Amy Rees Anderson

You can’t say that you didn’t know

“You may choose to look the other way but you can never say again that you did not know.” – William Wilberforce

That quote comes from a famous speech William Wilberforce gave to English parliament prior to the vote on the Abolition Bill in 1789. It was an incredibly powerful speech because he was reminding people that it is not okay to simply pretend something wrong wasn’t occurring when they knew it was. He reminded people that choosing to look the other way doesn’t actually release them from their responsibility to do the right things. What a powerful message he teaches with that one sentence.
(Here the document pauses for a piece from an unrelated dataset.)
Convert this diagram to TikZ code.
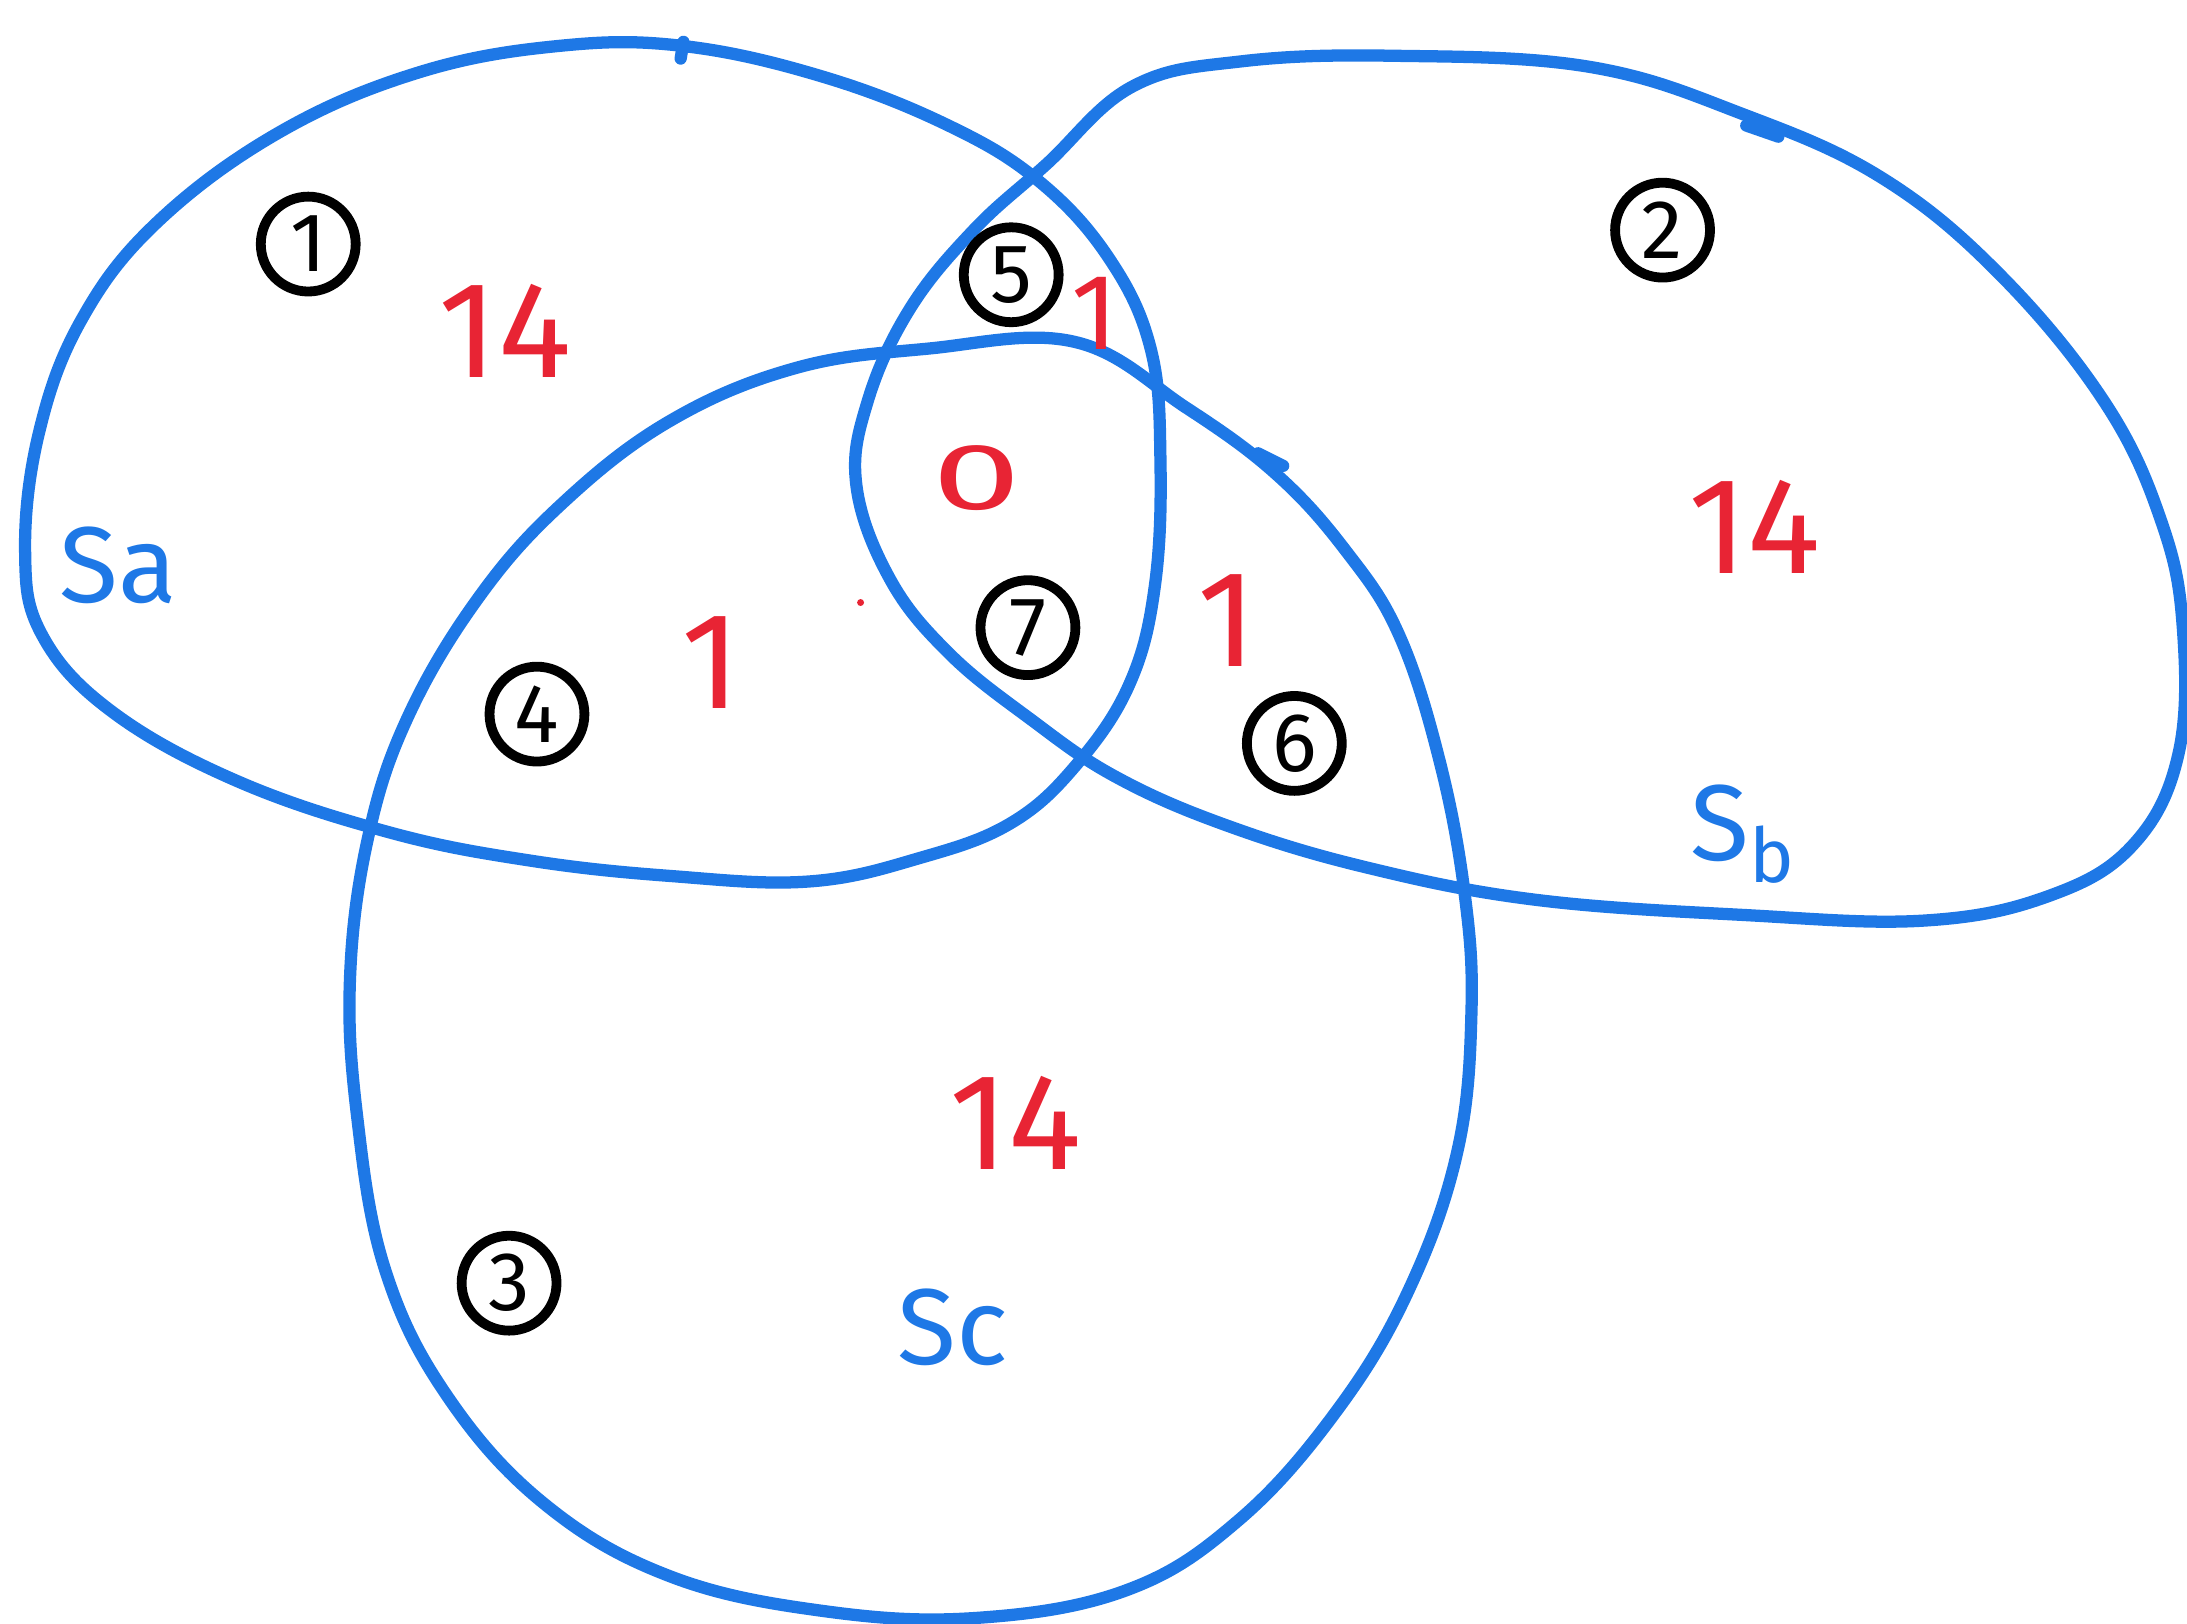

We can tell ourselves that it’s not our problem, or that it’s no big deal, but at the end of the day if we know about unethical things going on we have a moral (and often legal) obligation to do something about it.

We can’t allow ourselves to ever rationalize things that are unethical. Rationalization is a dangerous thing because it’s used to convince oneself that there is no need to feel bad about something, whether it something unethical we ourselves have done or it’s something bad we know someone else has done.

Dr. Pamela Murphy, an accounting professor specializing in audit and fraud in organizations states, “Rationalization is an incredibly powerful force. What rationalizing does for us is that it allows us to do something that is unethical and downright fraudulent and not feel bad about it.”

According to Pamela there are six degrees of rationalization that enable people to commit fraud while still convincing themselves they are maintaining their ethical principles. They are:

1. Shifting The Blame: “Everyone does it.”
2. Pleading Ignorance: “I can’t see that it hurts anyone.”
3. Moral Justification: “I’m protecting the company… the employees…my family…”
4. Advantageous Comparison: “This is nothing compared to…”
5. Letting Victim Take the Fall: “They had it coming.”
6. Euphemistic Labeling: “I am trying to level the playing field.”

Don’t allow yourself to get sucked into rationalizing away what you know to be wrong…remember William’s powerful words “You may choose to look the other way but you can never say again that you did not know.”

~Amy Rees Anderson


  • Jane Anderson says:

    This is powerful. Everyone should read it. I have heard it everywhere. When someone says, “I can rationalize anything” I know a lot of times it’s just funny, but there are other times when rationalizing is awfully close to danger zone.

  • Coral Ward says:

    I have just read this. Wonderful and so well explained. I am giving this to my daughter to read. I have listened to a journalist speak about her book about refugees “We Cant Say That We Didn’t Know”. You might like this.